木造とは主要部分を「木材」で作った構造のことで、日本の戸建てやアパートで最もよく用いられています。木は、室内の空気が乾燥すると、蓄えられていた水分を空気中に放出し湿度を保つ効果があります。梅雨のように湿気が高くなると空気中の水分を吸収するため、窓の結露やカビを防ぐことができ、湿気が多い日本の気候に適しています。

コラム14-4

木造物件は通気性にすぐれている反面、遮音性は全構造中もっとも低いのが残念なところ。部屋同士の仕切りの壁が薄いケースも多く生活音が響きやすいのがデメリットです。
冷暖房が効きにくいのも木造物件に住む際、不満を持ちやすいポイントの一つです。木造物件は鉄骨物件にくらべ気密性が低いため、鉄骨に比べ冷暖房の効きが悪くなってしまいます。

●鉄骨造(S造)

柱や梁などの骨組みに鉄骨を使用した構造のことで、その鉄骨の厚さにより、さらに2種類に分類されます。

「鉄骨の厚みが6mm未満」のものを軽量鉄骨造といい、アパートや小型店舗など小さめの建物に用いられます。「鉄骨の厚みが6mm以上」あるものは重量鉄骨造といい、戸数が多い大型マンションやビルに用いられます。

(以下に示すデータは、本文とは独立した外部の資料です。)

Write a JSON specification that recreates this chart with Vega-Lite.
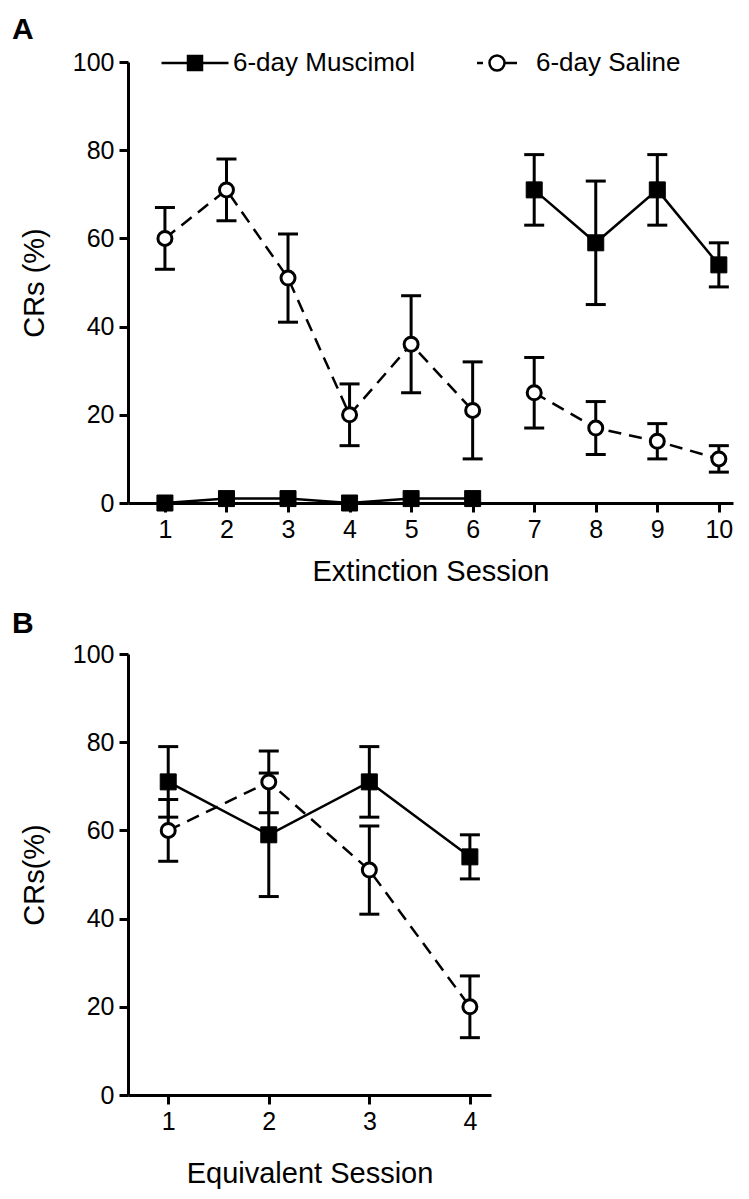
{
  "$schema": "https://vega.github.io/schema/vega-lite/v6.json",
  "padding": {"left": 12, "top": 15, "right": 5, "bottom": 5},
  "background": "white",
  "config": {
    "font": "Liberation Sans",
    "view": {"stroke": null},
    "axis": {"domainColor": "black", "domainWidth": 3, "tickColor": "black", "tickWidth": 3, "tickSize": 9, "labelColor": "black", "labelFontSize": 25, "labelFont": "Liberation Sans", "titleFont": "Liberation Sans", "titleFontSize": 29, "titleFontWeight": "normal", "titleColor": "black", "grid": false},
    "axisX": {"labelPadding": 5},
    "axisY": {"labelPadding": 5},
    "legend": {"labelFont": "Liberation Sans", "labelFontSize": 26, "labelColor": "black", "labelLimit": 400, "padding": 0, "title": null, "orient": "none", "symbolSize": 400, "symbolStrokeColor": "black", "symbolStrokeWidth": 2.5, "symbolOpacity": 1},
    "title": {"font": "Liberation Sans", "fontSize": 30, "fontWeight": "bold", "color": "black", "anchor": "start", "frame": "group"}
  },
  "datasets": {
    "A": [
      {"group": "6-day Saline", "seg": "s1", "session": 1, "value": 60, "lo": 53, "hi": 67},
      {"group": "6-day Saline", "seg": "s1", "session": 2, "value": 71, "lo": 64, "hi": 78},
      {"group": "6-day Saline", "seg": "s1", "session": 3, "value": 51, "lo": 41, "hi": 61},
      {"group": "6-day Saline", "seg": "s1", "session": 4, "value": 20, "lo": 13, "hi": 27},
      {"group": "6-day Saline", "seg": "s1", "session": 5, "value": 36, "lo": 25, "hi": 47},
      {"group": "6-day Saline", "seg": "s1", "session": 6, "value": 21, "lo": 10, "hi": 32},
      {"group": "6-day Saline", "seg": "s2", "session": 7, "value": 25, "lo": 17, "hi": 33},
      {"group": "6-day Saline", "seg": "s2", "session": 8, "value": 17, "lo": 11, "hi": 23},
      {"group": "6-day Saline", "seg": "s2", "session": 9, "value": 14, "lo": 10, "hi": 18},
      {"group": "6-day Saline", "seg": "s2", "session": 10, "value": 10, "lo": 7, "hi": 13},
      {"group": "6-day Muscimol", "seg": "m1", "session": 1, "value": 0, "lo": null, "hi": null},
      {"group": "6-day Muscimol", "seg": "m1", "session": 2, "value": 1, "lo": null, "hi": null},
      {"group": "6-day Muscimol", "seg": "m1", "session": 3, "value": 1, "lo": null, "hi": null},
      {"group": "6-day Muscimol", "seg": "m1", "session": 4, "value": 0, "lo": null, "hi": null},
      {"group": "6-day Muscimol", "seg": "m1", "session": 5, "value": 1, "lo": null, "hi": null},
      {"group": "6-day Muscimol", "seg": "m1", "session": 6, "value": 1, "lo": null, "hi": null},
      {"group": "6-day Muscimol", "seg": "m2", "session": 7, "value": 71, "lo": 63, "hi": 79},
      {"group": "6-day Muscimol", "seg": "m2", "session": 8, "value": 59, "lo": 45, "hi": 73},
      {"group": "6-day Muscimol", "seg": "m2", "session": 9, "value": 71, "lo": 63, "hi": 79},
      {"group": "6-day Muscimol", "seg": "m2", "session": 10, "value": 54, "lo": 49, "hi": 59}
    ],
    "B": [
      {"group": "6-day Muscimol", "seg": "m", "session": 1, "value": 71, "lo": 63, "hi": 79},
      {"group": "6-day Muscimol", "seg": "m", "session": 2, "value": 59, "lo": 45, "hi": 73},
      {"group": "6-day Muscimol", "seg": "m", "session": 3, "value": 71, "lo": 63, "hi": 79},
      {"group": "6-day Muscimol", "seg": "m", "session": 4, "value": 54, "lo": 49, "hi": 59},
      {"group": "6-day Saline", "seg": "s", "session": 1, "value": 60, "lo": 53, "hi": 67},
      {"group": "6-day Saline", "seg": "s", "session": 2, "value": 71, "lo": 64, "hi": 78},
      {"group": "6-day Saline", "seg": "s", "session": 3, "value": 51, "lo": 41, "hi": 61},
      {"group": "6-day Saline", "seg": "s", "session": 4, "value": 20, "lo": 13, "hi": 27}
    ]
  },
  "bounds": "flush",
  "spacing": 151,
  "resolve": {
    "scale": {"x": "independent", "y": "independent", "color": "independent"},
    "legend": {"color": "independent"}
  },
  "vconcat": [
    {
      "width": 605,
      "height": 441,
      "title": {"text": "A", "dx": -116, "offset": 5},
      "data": {"name": "A"},
      "resolve": {"scale": {"color": "independent"}, "legend": {"color": "independent"}},
      "encoding": {
        "x": {"field": "session", "type": "quantitative", "scale": {"domain": [0.4, 10.23], "nice": false, "zero": false}, "axis": {"values": [1, 2, 3, 4, 5, 6, 7, 8, 9, 10], "title": "Extinction Session", "titlePadding": 15}}
      },
      "layer": [
        {
          "transform": [{"filter": "datum.lo != null"}],
          "mark": {"type": "rule", "color": "black", "strokeWidth": 3},
          "encoding": {
            "y": {"field": "lo", "type": "quantitative", "scale": {"domain": [0, 100], "nice": false}, "axis": {"values": [0, 20, 40, 60, 80, 100], "title": "CRs (%)", "titlePadding": 23}},
            "y2": {"field": "hi"}
          }
        },
        {
          "transform": [{"filter": "datum.lo != null"}],
          "mark": {"type": "tick", "orient": "horizontal", "color": "black", "size": 20, "thickness": 3, "opacity": 1},
          "encoding": {"y": {"field": "lo", "type": "quantitative", "axis": {"values": [0, 20, 40, 60, 80, 100], "title": "CRs (%)", "titlePadding": 23}}}
        },
        {
          "transform": [{"filter": "datum.lo != null"}],
          "mark": {"type": "tick", "orient": "horizontal", "color": "black", "size": 20, "thickness": 3, "opacity": 1},
          "encoding": {"y": {"field": "hi", "type": "quantitative", "axis": {"values": [0, 20, 40, 60, 80, 100], "title": "CRs (%)", "titlePadding": 23}}}
        },
        {
          "transform": [{"filter": "datum.group === '6-day Muscimol'"}],
          "mark": {"type": "line", "color": "black", "strokeWidth": 2.5},
          "encoding": {
            "y": {"field": "value", "type": "quantitative", "axis": {"values": [0, 20, 40, 60, 80, 100], "title": "CRs (%)", "titlePadding": 23}},
            "detail": {"field": "seg"}
          }
        },
        {
          "transform": [{"filter": "datum.group === '6-day Saline'"}],
          "mark": {"type": "line", "color": "black", "strokeWidth": 2.5, "strokeDash": [13, 8]},
          "encoding": {
            "y": {"field": "value", "type": "quantitative", "axis": {"values": [0, 20, 40, 60, 80, 100], "title": "CRs (%)", "titlePadding": 23}},
            "detail": {"field": "seg"}
          }
        },
        {
          "transform": [{"filter": "datum.group === '6-day Muscimol'"}],
          "mark": {"type": "point", "shape": "square", "filled": true, "size": 256, "stroke": "black", "strokeWidth": 1, "opacity": 1},
          "encoding": {
            "y": {"field": "value", "type": "quantitative", "axis": {"values": [0, 20, 40, 60, 80, 100], "title": "CRs (%)", "titlePadding": 23}},
            "color": {
              "field": "group", "type": "nominal",
              "scale": {"domain": ["6-day Muscimol"], "range": ["black"]},
              "legend": {
                "orient": "none", "legendX": 54, "legendY": -12, "title": null,
                "symbolType": "M-3.35,0H-0.7M0.7,0H3.35M-0.7,-0.7H0.7V0.7H-0.7Z",
                "symbolSize": 400, "symbolFillColor": "black", "symbolStrokeColor": "black", "symbolStrokeWidth": 2.5,
                "labelOffset": 25
              }
            }
          }
        },
        {
          "transform": [{"filter": "datum.group === '6-day Saline'"}],
          "mark": {"type": "point", "shape": "circle", "filled": true, "size": 196, "stroke": "black", "strokeWidth": 3, "opacity": 1},
          "encoding": {
            "y": {"field": "value", "type": "quantitative", "axis": {"values": [0, 20, 40, 60, 80, 100], "title": "CRs (%)", "titlePadding": 23}},
            "color": {
              "field": "group", "type": "nominal",
              "scale": {"domain": ["6-day Saline"], "range": ["white"]},
              "legend": {
                "orient": "none", "legendX": 356, "legendY": -12, "title": null,
                "symbolType": "M-2,0H-1.4M0.75,0A0.75,0.75,0,1,1,-0.75,0A0.75,0.75,0,1,1,0.75,0ZM0.75,0H2",
                "symbolSize": 400, "symbolFillColor": "white", "symbolStrokeColor": "black", "symbolStrokeWidth": 2.5,
                "labelOffset": 26
              }
            }
          }
        }
      ]
    },
    {
      "width": 363,
      "height": 441,
      "title": {"text": "B", "dx": -116, "offset": 3},
      "data": {"name": "B"},
      "encoding": {
        "x": {"field": "session", "type": "quantitative", "scale": {"domain": [0.6, 4.21], "nice": false, "zero": false}, "axis": {"values": [1, 2, 3, 4], "title": "Equivalent Session", "titlePadding": 25}}
      },
      "layer": [
        {
          "mark": {"type": "rule", "color": "black", "strokeWidth": 3},
          "encoding": {
            "y": {"field": "lo", "type": "quantitative", "scale": {"domain": [0, 100], "nice": false}, "axis": {"values": [0, 20, 40, 60, 80, 100], "title": "CRs(%)", "titlePadding": 23}},
            "y2": {"field": "hi"}
          }
        },
        {
          "mark": {"type": "tick", "orient": "horizontal", "color": "black", "size": 20, "thickness": 3, "opacity": 1},
          "encoding": {"y": {"field": "lo", "type": "quantitative", "axis": {"values": [0, 20, 40, 60, 80, 100], "title": "CRs(%)", "titlePadding": 23}}}
        },
        {
          "mark": {"type": "tick", "orient": "horizontal", "color": "black", "size": 20, "thickness": 3, "opacity": 1},
          "encoding": {"y": {"field": "hi", "type": "quantitative", "axis": {"values": [0, 20, 40, 60, 80, 100], "title": "CRs(%)", "titlePadding": 23}}}
        },
        {
          "transform": [{"filter": "datum.group === '6-day Muscimol'"}],
          "mark": {"type": "line", "color": "black", "strokeWidth": 2.5},
          "encoding": {
            "y": {"field": "value", "type": "quantitative", "axis": {"values": [0, 20, 40, 60, 80, 100], "title": "CRs(%)", "titlePadding": 23}}
          }
        },
        {
          "transform": [{"filter": "datum.group === '6-day Saline'"}],
          "mark": {"type": "line", "color": "black", "strokeWidth": 2.5, "strokeDash": [13, 8]},
          "encoding": {
            "y": {"field": "value", "type": "quantitative", "axis": {"values": [0, 20, 40, 60, 80, 100], "title": "CRs(%)", "titlePadding": 23}}
          }
        },
        {
          "transform": [{"filter": "datum.group === '6-day Muscimol'"}],
          "mark": {"type": "point", "shape": "square", "filled": true, "fill": "black", "size": 256, "stroke": "black", "strokeWidth": 1, "opacity": 1},
          "encoding": {
            "y": {"field": "value", "type": "quantitative", "axis": {"values": [0, 20, 40, 60, 80, 100], "title": "CRs(%)", "titlePadding": 23}}
          }
        },
        {
          "transform": [{"filter": "datum.group === '6-day Saline'"}],
          "mark": {"type": "point", "shape": "circle", "filled": true, "fill": "white", "size": 196, "stroke": "black", "strokeWidth": 3, "opacity": 1},
          "encoding": {
            "y": {"field": "value", "type": "quantitative", "axis": {"values": [0, 20, 40, 60, 80, 100], "title": "CRs(%)", "titlePadding": 23}}
          }
        }
      ]
    }
  ]
}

柱などに鉄骨を使用するため、木造よりも強度があり、壁・床などを厚くできるので、防音性も高まります。鉄骨部分以外は木造と同じ素材のため、建設コストが低く、その分家賃も低めに設定されることが多い傾向にあります。

●鉄筋コンクリート造(RC造)

コラム14-2

鉄筋コンクリート造とは、鉄筋とコンクリートを組み合わせた素材で、鉄筋を組んだ枠の中にコンクリートを流し込んで固めたもののことをいいます。

 

・鉄筋…引張力(引っ張る力)には強いが、熱に弱く錆びやすい

・コンクリート…熱に強いが、引張力(引っ張る力)に弱い

 

鉄筋とコンクリート、両者の短所をうまく補いあうことによって、様々なメリットを生み出しています。

ただし、鉄筋・コンクリートとも材料費が高く、コンクリートを固める手間がかかるため、家賃が高く設定される傾向があります。

主材料のコンクリートは不燃材料のため、非常に高い耐火性を備えます。コンクリートを流し込んでつくる特性上、形状の自由度が高く、デザインのバリエーションにも富むこともメリットの一つです。

 

●鉄骨鉄筋コンクリート造(SRC造)

鉄骨鉄筋コンクリート造とは、鉄筋を組んだ枠の中にコンクリートを流し込んで固めたものを、更にコンクリートで補強した構造で、タワーマンションやオフィスビルなどに用いられます。あらゆる構造の中で最も耐震性、耐火性に優れるのはSRC造です。

熱に弱い鉄骨をコンクリートで包み、さらに揺れに弱いコンクリートを鉄筋で補強することにより、非常に高い防音性・耐震性・耐火性・耐久性を持ちます。

建物構造の中で1番建設コストが高いうえ、性能がかなり優れている構造なので、家賃が高めに設定されています。

また、コンクリートの性質上、通気性が悪いため夏は暑く、冬は寒くなります。調湿機能を持つ木造と比較すると、結露やカビも発生しやすいというデメリットもあります。

■まとめ

メリットを◎、デメリットを×で表にまとめてみると下記のようになります。

表3

●家賃を抑えたいけど防音性を気にするなら「鉄骨造」

家賃を抑えたいけど、木造より防音性が高いお部屋に住みたいという方は「鉄骨造」のお部屋がおすすめです。

一度寝てしまえば朝まで起きない、自分もテレビを見るから周辺の生活音が気にならないという方に適しています。壁の素材は木造と同じなので、防音性が高いとはいえませんが、テレビの音や話声などの高い音は軽減されます。

 

防音・耐震・耐火性を気にするなら「RC造」

防音・耐震・耐火性を気にするなら、鉄骨造よりかなり頑丈な「RC造」がおすすめです。

コンクリートは音を遮断するので、防音性に優れています。

ただし、音を通しにくい分通気性が悪いので、室内に熱がこもりやすく夏は暑いです。SRC造より家賃を抑えたいけど、エアコンの電気代くらいなら気にしないという方に向いています。

 

●お金に余裕があって性能を重視するなら「SRC造」

防音性・耐震性・耐火性などの性能を重視したハイグレードなお部屋に住みたいなら「SRC造」がおすすめです。

SRC造は、RC造をさらに強化した建物のため、家賃が高く設定されていますが、その分、性能が充実しています。

 

とくに、防音性は建物構造の中でも群を抜いて優れています。周辺住民の生活音は、ほとんど聞こえませんので、音に敏感な人でも静かに暮らせます。

コラム14-5

それぞれの構造に一長一短がありますので、今後物件を選ぶ際には、

外観や室内の様子だけではなく、建物構造についてもぜひ目を向けてみてください。